* EXERCISE GOAL *
Leave out any picture and return the remaining listing below exactly as given.

* DATA SEGMENT *
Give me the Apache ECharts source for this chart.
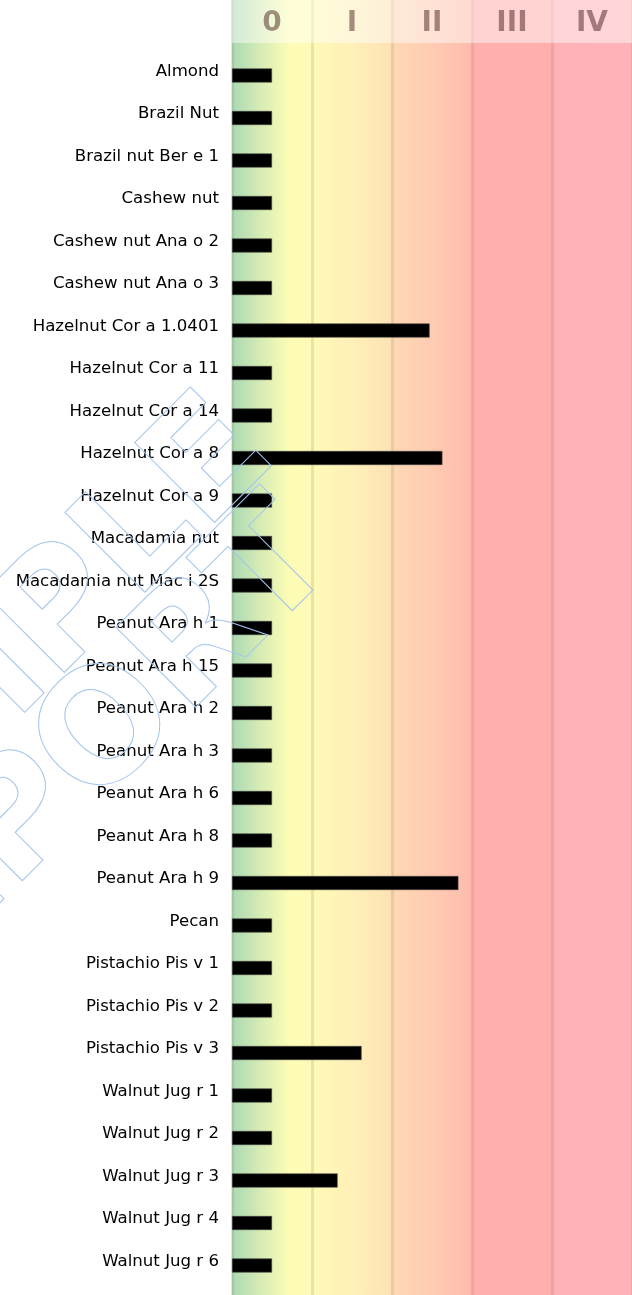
<!DOCTYPE html>
<html>
<head>
<meta charset="utf-8">
<script src="https://cdn.jsdelivr.net/npm/echarts@6/dist/echarts.min.js"></script>
<style>
  html, body { margin: 0; padding: 0; background: #fff; }
  #chart { width: 632px; height: 1295px; }
</style>
</head>
<body>
<div id="chart"></div>
<script>
const categories = [
  'Almond', 'Brazil Nut', 'Brazil nut Ber e 1', 'Cashew nut', 'Cashew nut Ana o 2',
  'Cashew nut Ana o 3', 'Hazelnut Cor a 1.0401', 'Hazelnut Cor a 11', 'Hazelnut Cor a 14',
  'Hazelnut Cor a 8', 'Hazelnut Cor a 9', 'Macadamia nut', 'Macadamia nut Mac i 2S',
  'Peanut Ara h 1', 'Peanut Ara h 15', 'Peanut Ara h 2', 'Peanut Ara h 3', 'Peanut Ara h 6',
  'Peanut Ara h 8', 'Peanut Ara h 9', 'Pecan', 'Pistachio Pis v 1', 'Pistachio Pis v 2',
  'Pistachio Pis v 3', 'Walnut Jug r 1', 'Walnut Jug r 2', 'Walnut Jug r 3',
  'Walnut Jug r 4', 'Walnut Jug r 6'
]
const classValues = [
  0.5, 0.5, 0.5, 0.5, 0.5,
  0.5, 2.47, 0.5, 0.5,
  2.63, 0.5, 0.5, 0.5,
  0.5, 0.5, 0.5, 0.5, 0.5,
  0.5, 2.83, 0.5, 0.5, 0.5,
  1.62, 0.5, 0.5, 1.32,
  0.5, 0.5
]
const classLabels = ['0', 'I', 'II', 'III', 'IV']

const chart = echarts.init(document.getElementById('chart'))

const bgGradient = new echarts.graphic.LinearGradient(0, 0, 1, 0, [
  { offset: 0, color: '#aad9b4' },
  { offset: 0.07, color: '#d6ebb4' },
  { offset: 0.145, color: '#fdfdb5' },
  { offset: 0.2, color: '#fffab8' },
  { offset: 0.3, color: '#fff0b8' },
  { offset: 0.395, color: '#fde2b5' },
  { offset: 0.405, color: '#fed8b4' },
  { offset: 0.5, color: '#ffcbb2' },
  { offset: 0.595, color: '#ffbcaf' },
  { offset: 0.605, color: '#ffafad' },
  { offset: 0.795, color: '#ffafad' },
  { offset: 0.805, color: '#ffb2b6' },
  { offset: 1, color: '#ffb3b8' }
])

// watermark stroke style
const wmStyle = {
  font: 'bold 155px "DejaVu Sans"',
  align: 'center',
  verticalAlign: 'middle',
  fill: 'none',
  stroke: '#a3c6ec',
  lineWidth: 1
}

chart.setOption({
  animation: false,
  grid: [
    // background + class columns
    { left: 232, width: 400, top: 0, height: 1295, show: true, backgroundColor: bgGradient, borderWidth: 0 },
    // bars
    { left: 232, width: 400, top: 54.25, height: 1232.5 }
  ],
  xAxis: [
    {
      gridIndex: 0,
      type: 'value',
      min: 0,
      max: 5,
      interval: 1,
      axisLine: { show: false },
      axisTick: { show: false },
      axisLabel: { show: false },
      splitLine: { show: true, lineStyle: { color: 'rgba(150,100,60,0.16)', width: 3 } }
    },
    {
      gridIndex: 0,
      type: 'category',
      position: 'top',
      z: 10,
      data: classLabels,
      axisLine: { show: false },
      axisTick: { show: false },
      splitLine: { show: false },
      axisLabel: {
        inside: true,
        margin: 10,
        color: 'rgba(50,10,10,0.45)',
        fontFamily: 'DejaVu Sans',
        fontWeight: 'bold',
        fontSize: 28
      }
    },
    {
      gridIndex: 1,
      type: 'value',
      min: 0,
      max: 5,
      interval: 1,
      show: false
    }
  ],
  yAxis: [
    {
      gridIndex: 0,
      type: 'value',
      show: false
    },
    {
      gridIndex: 1,
      type: 'category',
      inverse: true,
      data: categories,
      axisLine: { show: false },
      axisTick: { show: false },
      axisLabel: {
        margin: 13,
        color: '#000',
        fontFamily: 'DejaVu Sans',
        fontSize: 16.6,
        verticalAlign: 'bottom',
        lineHeight: 8
      }
    }
  ],
  graphic: [
    {
      type: 'rect',
      shape: { x: 232, y: 0, width: 400, height: 43 },
      style: { fill: 'rgba(255,255,255,0.45)' },
      z: 1
    },
    {
      type: 'text',
      x: 2,
      y: 678,
      rotation: Math.PI / 4,
      z: 100,
      style: Object.assign({ text: 'SAMPLE' }, wmStyle)
    },
    {
      type: 'text',
      x: 68,
      y: 778,
      rotation: Math.PI / 4,
      z: 100,
      style: Object.assign({ text: 'REPORT' }, wmStyle)
    }
  ],
  series: [{
    type: 'bar',
    xAxisIndex: 2,
    yAxisIndex: 1,
    data: classValues,
    barWidth: 14,
    itemStyle: {
      color: '#000',
      borderColor: '#444',
      borderWidth: 0.6
    }
  }]
})
</script>
</body>
</html>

* OUTPUT BELOW *
Give me the Apache ECharts source for this chart.
<!DOCTYPE html>
<html>
<head>
<meta charset="utf-8">
<script src="https://cdn.jsdelivr.net/npm/echarts@6/dist/echarts.min.js"></script>
<style>
  html, body { margin: 0; padding: 0; background: #fff; }
  #chart { width: 632px; height: 1295px; }
</style>
</head>
<body>
<div id="chart"></div>
<script>
const categories = [
  'Almond', 'Brazil Nut', 'Brazil nut Ber e 1', 'Cashew nut', 'Cashew nut Ana o 2',
  'Cashew nut Ana o 3', 'Hazelnut Cor a 1.0401', 'Hazelnut Cor a 11', 'Hazelnut Cor a 14',
  'Hazelnut Cor a 8', 'Hazelnut Cor a 9', 'Macadamia nut', 'Macadamia nut Mac i 2S',
  'Peanut Ara h 1', 'Peanut Ara h 15', 'Peanut Ara h 2', 'Peanut Ara h 3', 'Peanut Ara h 6',
  'Peanut Ara h 8', 'Peanut Ara h 9', 'Pecan', 'Pistachio Pis v 1', 'Pistachio Pis v 2',
  'Pistachio Pis v 3', 'Walnut Jug r 1', 'Walnut Jug r 2', 'Walnut Jug r 3',
  'Walnut Jug r 4', 'Walnut Jug r 6'
]
const classValues = [
  0.5, 0.5, 0.5, 0.5, 0.5,
  0.5, 2.47, 0.5, 0.5,
  2.63, 0.5, 0.5, 0.5,
  0.5, 0.5, 0.5, 0.5, 0.5,
  0.5, 2.83, 0.5, 0.5, 0.5,
  1.62, 0.5, 0.5, 1.32,
  0.5, 0.5
]
const classLabels = ['0', 'I', 'II', 'III', 'IV']

const chart = echarts.init(document.getElementById('chart'))

const bgGradient = new echarts.graphic.LinearGradient(0, 0, 1, 0, [
  { offset: 0, color: '#aad9b4' },
  { offset: 0.07, color: '#d6ebb4' },
  { offset: 0.145, color: '#fdfdb5' },
  { offset: 0.2, color: '#fffab8' },
  { offset: 0.3, color: '#fff0b8' },
  { offset: 0.395, color: '#fde2b5' },
  { offset: 0.405, color: '#fed8b4' },
  { offset: 0.5, color: '#ffcbb2' },
  { offset: 0.595, color: '#ffbcaf' },
  { offset: 0.605, color: '#ffafad' },
  { offset: 0.795, color: '#ffafad' },
  { offset: 0.805, color: '#ffb2b6' },
  { offset: 1, color: '#ffb3b8' }
])

// watermark stroke style
const wmStyle = {
  font: 'bold 155px "DejaVu Sans"',
  align: 'center',
  verticalAlign: 'middle',
  fill: 'none',
  stroke: '#a3c6ec',
  lineWidth: 1
}

chart.setOption({
  animation: false,
  grid: [
    // background + class columns
    { left: 232, width: 400, top: 0, height: 1295, show: true, backgroundColor: bgGradient, borderWidth: 0 },
    // bars
    { left: 232, width: 400, top: 54.25, height: 1232.5 }
  ],
  xAxis: [
    {
      gridIndex: 0,
      type: 'value',
      min: 0,
      max: 5,
      interval: 1,
      axisLine: { show: false },
      axisTick: { show: false },
      axisLabel: { show: false },
      splitLine: { show: true, lineStyle: { color: 'rgba(150,100,60,0.16)', width: 3 } }
    },
    {
      gridIndex: 0,
      type: 'category',
      position: 'top',
      z: 10,
      data: classLabels,
      axisLine: { show: false },
      axisTick: { show: false },
      splitLine: { show: false },
      axisLabel: {
        inside: true,
        margin: 10,
        color: 'rgba(50,10,10,0.45)',
        fontFamily: 'DejaVu Sans',
        fontWeight: 'bold',
        fontSize: 28
      }
    },
    {
      gridIndex: 1,
      type: 'value',
      min: 0,
      max: 5,
      interval: 1,
      show: false
    }
  ],
  yAxis: [
    {
      gridIndex: 0,
      type: 'value',
      show: false
    },
    {
      gridIndex: 1,
      type: 'category',
      inverse: true,
      data: categories,
      axisLine: { show: false },
      axisTick: { show: false },
      axisLabel: {
        margin: 13,
        color: '#000',
        fontFamily: 'DejaVu Sans',
        fontSize: 16.6,
        verticalAlign: 'bottom',
        lineHeight: 8
      }
    }
  ],
  graphic: [
    {
      type: 'rect',
      shape: { x: 232, y: 0, width: 400, height: 43 },
      style: { fill: 'rgba(255,255,255,0.45)' },
      z: 1
    },
    {
      type: 'text',
      x: 2,
      y: 678,
      rotation: Math.PI / 4,
      z: 100,
      style: Object.assign({ text: 'SAMPLE' }, wmStyle)
    },
    {
      type: 'text',
      x: 68,
      y: 778,
      rotation: Math.PI / 4,
      z: 100,
      style: Object.assign({ text: 'REPORT' }, wmStyle)
    }
  ],
  series: [{
    type: 'bar',
    xAxisIndex: 2,
    yAxisIndex: 1,
    data: classValues,
    barWidth: 14,
    itemStyle: {
      color: '#000',
      borderColor: '#444',
      borderWidth: 0.6
    }
  }]
})
</script>
</body>
</html>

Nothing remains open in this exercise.